Bien sûr les incidents sont peu nombreux, déraillements de wagons transportant des matières radioactives, fuites de produits, collisions, etc… C’est sans doute ce qui explique la vitalité des associations de riverains et la fameuse absence de dialogue des autorités dites compétentes et l’absence de la moindre décision malgré l’implication d’élus locaux. Sans doute le fameux mur de l’administration.
Donc si vous cherchez le grand frisson, passez sur la passerelle qui relie l’autoroute A86 et l’autre berge des voies, empruntez l’ancien Chemin de La Corneuve. Le spectacle pèse son pesant de produits toxiques : derrière vous le grand sarcophage de béton du tunnel autoroutier, désert, hostile, bruyant, devant vous une grande zone semi-désertique pavillonnaire et quelques cités, entre les deux un tunnel à l’air libre entièrement grillagé, hermétique, peu éclairé en nocturne (déconseillé) et le rythme lent des wagons sur les rails dans vos oreilles, le choc des accrochages, toute une ambiance sonore passionnante qui vaut bien le chant des pinsons.

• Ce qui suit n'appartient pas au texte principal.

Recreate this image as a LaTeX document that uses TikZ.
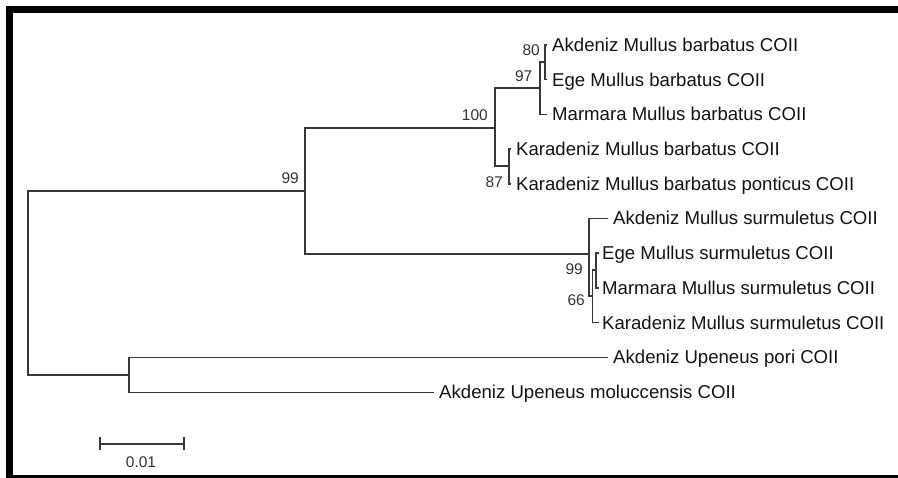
\documentclass[tikz,border=0pt]{standalone}
\usepackage{fontspec}
\setmainfont{Liberation Sans}
\begin{document}
\begin{tikzpicture}[x=1pt,y=-1pt,
  branch/.style={draw=black!78, line width=1.6pt},
  taxon/.style={anchor=west, inner xsep=5pt, inner ysep=0pt, text height=13pt, text depth=0pt,
                font=\fontsize{18.6}{20}\selectfont, text=black!92},
  boot/.style={anchor=east, inner sep=0pt, text height=11pt, text depth=0pt,
               font=\fontsize{15.5}{17}\selectfont, text=black!80}]
% canvas and frame
\useasboundingbox (0,0) rectangle (898,478);
\fill[white] (0,0) rectangle (898,478);
\fill[black] (6,6) rectangle (898,13);
\fill[black] (6,6) rectangle (13,478);
\fill[black] (6,475) rectangle (898,478);

% internal nodes
\coordinate (root)  at (28,283);
\coordinate (n99a)  at (305,191);
\coordinate (n100)  at (495,128);
\coordinate (n97)   at (540,88);
\coordinate (n80)   at (545,62);
\coordinate (n87)   at (509,166);
\coordinate (sroot) at (589,254);
\coordinate (n66)   at (592.5,296);
\coordinate (n99b)  at (596,270);
\coordinate (nup)   at (129,375);

% taxa
\node[taxon] (bAk) at (547,45)    {Akdeniz Mullus barbatus COII};
\node[taxon] (bEg) at (547,79.7)  {Ege Mullus barbatus COII};
\node[taxon] (bMa) at (547,114.4) {Marmara Mullus barbatus COII};
\node[taxon] (bKa) at (511,149.1) {Karadeniz Mullus barbatus COII};
\node[taxon] (bKp) at (511,183.8) {Karadeniz Mullus barbatus ponticus COII};
\node[taxon] (sAk) at (608,218.5) {Akdeniz Mullus surmuletus COII};
\node[taxon, inner xsep=3pt] (sEg) at (599,253.2) {Ege Mullus surmuletus COII};
\node[taxon, inner xsep=3pt] (sMa) at (599,287.9) {Marmara Mullus surmuletus COII};
\node[taxon, inner xsep=3pt] (sKa) at (599,322.6) {Karadeniz Mullus surmuletus COII};
\node[taxon] (uPo) at (608,357.5) {Akdeniz Upeneus pori COII};
\node[taxon] (uMo) at (434,392.5) {Akdeniz Upeneus moluccensis COII};

% branches
\draw[branch] (root) |- (n99a);
\draw[branch] (root) |- (nup);
\draw[branch] (n99a) |- (n100);
\draw[branch] (n99a) |- (sroot);
\draw[branch] (n100) |- (n97);
\draw[branch] (n100) |- (n87);
\draw[branch] (n97) |- (n80);
\draw[branch] (n97) |- (bMa.west);
\draw[branch] (n80) |- (bAk.west);
\draw[branch] (n80) |- (bEg.west);
\draw[branch] (n87) |- (bKa.west);
\draw[branch] (n87) |- (bKp.west);
\draw[branch] (sroot) |- (sAk.west);
\draw[branch] (sroot) |- (n66);
\draw[branch] (n66) |- (n99b);
\draw[branch] (n66) |- (sKa.west);
\draw[branch] (n99b) |- (sEg.west);
\draw[branch] (n99b) |- (sMa.west);
\draw[branch] (nup) |- (uPo.west);
\draw[branch] (nup) |- (uMo.west);

% bootstrap values
\node[boot] (l99a) at (299,178)   {99};
\node[boot] (l100) at (488,115.5) {100};
\node[boot] (l97)  at (532.5,76)  {97};
\node[boot] (l80)  at (540,50)    {80};
\node[boot] (l87)  at (503,182)   {87};
\node[boot] (l99b) at (583,269)   {99};
\node[boot] (l66)  at (585,300)   {66};

% scale bar
\coordinate (sbL) at (100,444);
\coordinate (sbR) at (184,444);
\draw[branch] (sbL) -- (sbR);
\draw[branch] ([yshift=6.5pt]sbL) -- ([yshift=-6.5pt]sbL);
\draw[branch] ([yshift=6.5pt]sbR) -- ([yshift=-6.5pt]sbR);
\node[boot, anchor=center] (sbT) at (141,462) {0.01};
\end{tikzpicture}
\end{document}
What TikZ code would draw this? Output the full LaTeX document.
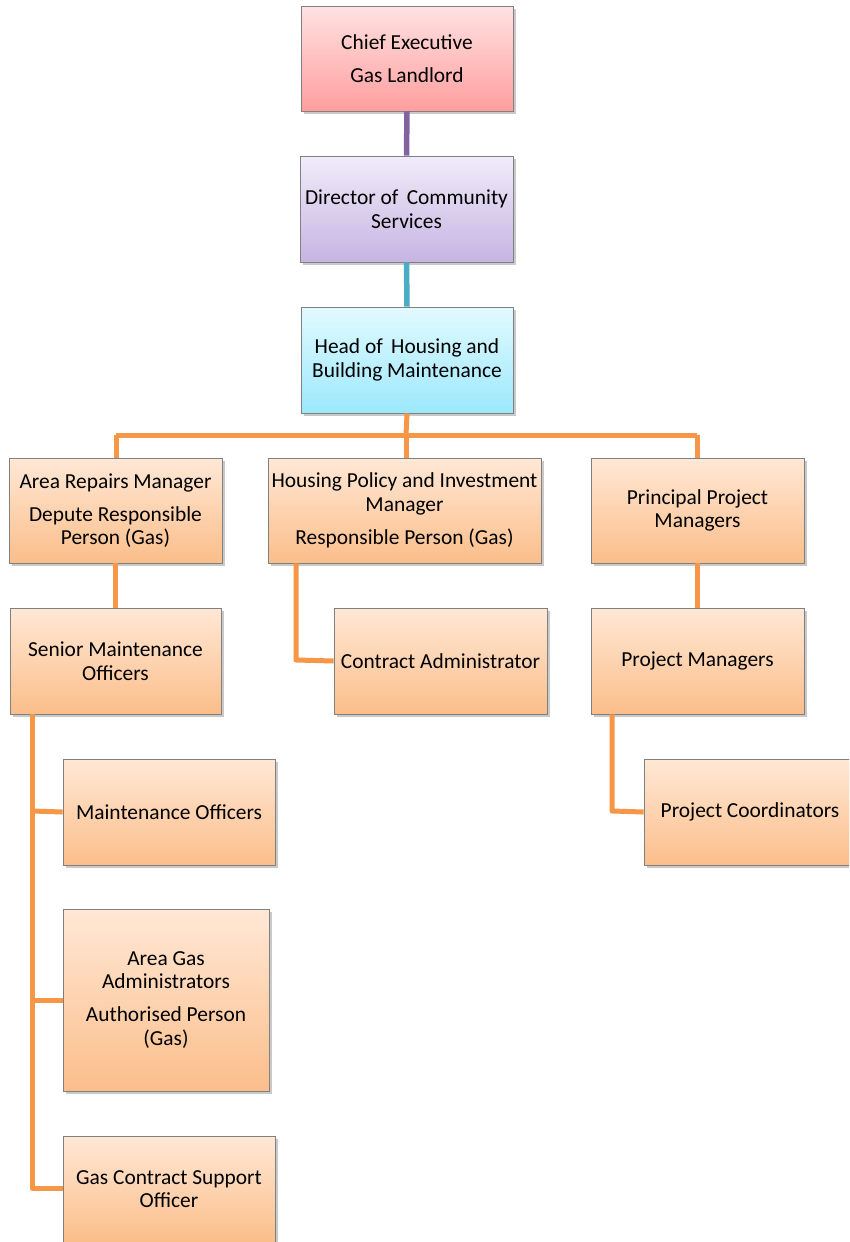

Le nom de la passerelle, en fait une rue qui se poursuit dans le tissu urbain, vient de la longue tradition des luttes ouvrières locales. Julian Grimau, militant du parti Communiste Espagnol de toujours, après avoir été agent du service de sécurité républicain à Barcelone pendant la guerre, s’exile en Amérique Latine, puis revient en France. En 1959 il est chargé de la direction du parti « intérieur », c’est à dire sur place en Espagne, où il revient clandestinement. Il y sera arrêté quelques années plus tard, sur fond de rivalités internes, torturé, défenestré, en sortira vivant malgré tout et sera finalement fusillé, malgré les nombreuses manifestations en sa faveur et un procès digne des grandes bouffonneries cruelles de l’histoire. De nombreuses rues, avenues, places portent son nom dans la « ceinture rouge » de la périphérie de Paris.